Another category which should not be forgotten is Burnley’s woodland. Numerous place names refer to woods or trees. The latter is best exemplified by the number of places with Holly or its derivatives as part of the name. Hollin, Hollingreave, Hollingrove and The Hollins (two of this latter in Ightenhill) all refer to the holly tree. The words “grove” and “greave” mean the same, a thicket, something less than a wood but still significant. There must have been a thicket of roses, probably the simple and delightful, but badly named, dog roses, in Rosegrove.
Brunshaw means the woodland on the banks of the Brun. Hurstwood is another of those names which repeat themselves – it was a site of woodland to early settlers and remained so to later residents.
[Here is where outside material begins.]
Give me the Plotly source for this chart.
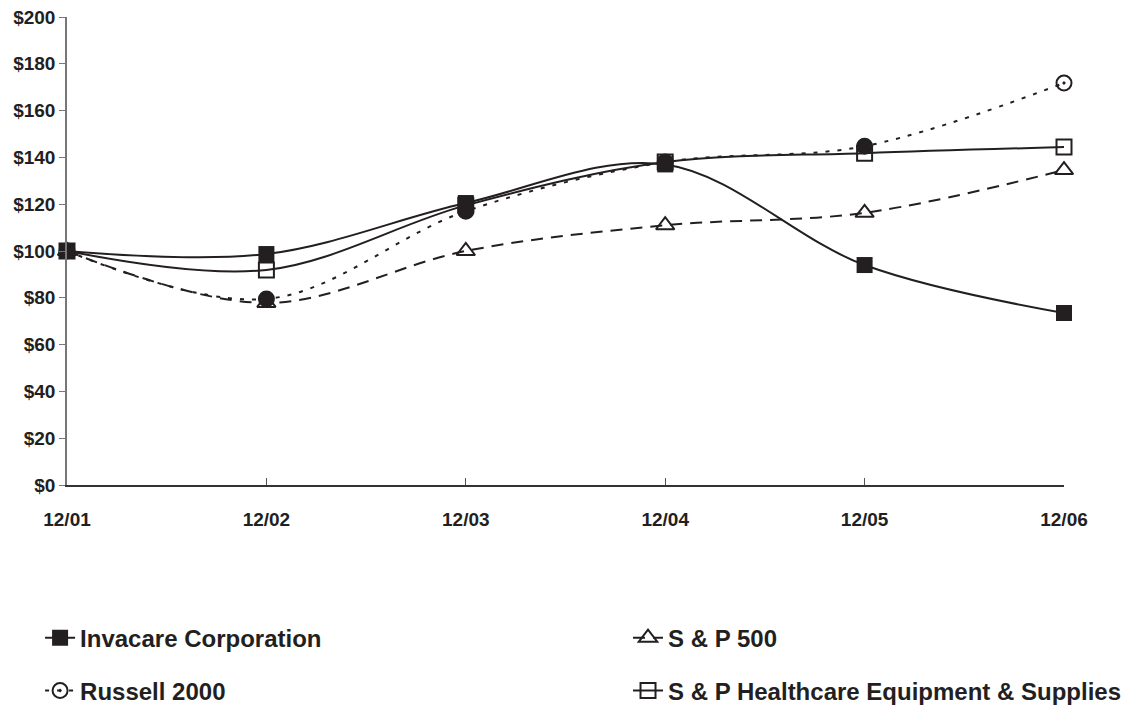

Worsthorne, probably combines a personal name, Wortha, with a thorn bush which may have marked a boundary. The oak must have been one of the most common of the trees in the Burnley area in the past as there are many names which refer to oaks. I will mention two – Extwistle and Runcklehurst.
A few place names remind us of the presence of particular animals and birds in the past. I have written about Burnley’s connection with deer and hunting in the past so I will mention other examples. Cronkshore Meadows, which was situated near the Prestige building in Colne Road, refers to “the wood where the cranes nested”. Swinden and Swinless refer to the valley and field where swine (pigs) grazed. Cockden was the valley where cocks could be found and Catlow may have been the place where the wild cats (ferrets?) could be located, useful knowledge when poaching was more common than it is now.
Perhaps the most interesting of the place names which involve the presence of birds is Gawthorpe. It is not generally realised that Gawthorpe Hall is not in Padiham but in Ightenhill and it has been suggested Gawthorpe means “cuckoo farm” from “gauke” (cuckoo) and thorpe (a large farm, usually with more than one house). There is another Gawthorpe near Dewsbury, Yorkshire, where there is also a Gauxholme, near Todmorden, the island where the cuckoos nested.
From all this, and a lot more, we get an image of the Burnley district as it was before the Industrial Revolution – an area of hills, valleys, woodland and wetland, one in which people lived in small communities and isolated farms. Whether woods were stocked with birds for the pot, the rivers and streams with fish, we are not told. However, I believe they were - but this is another story.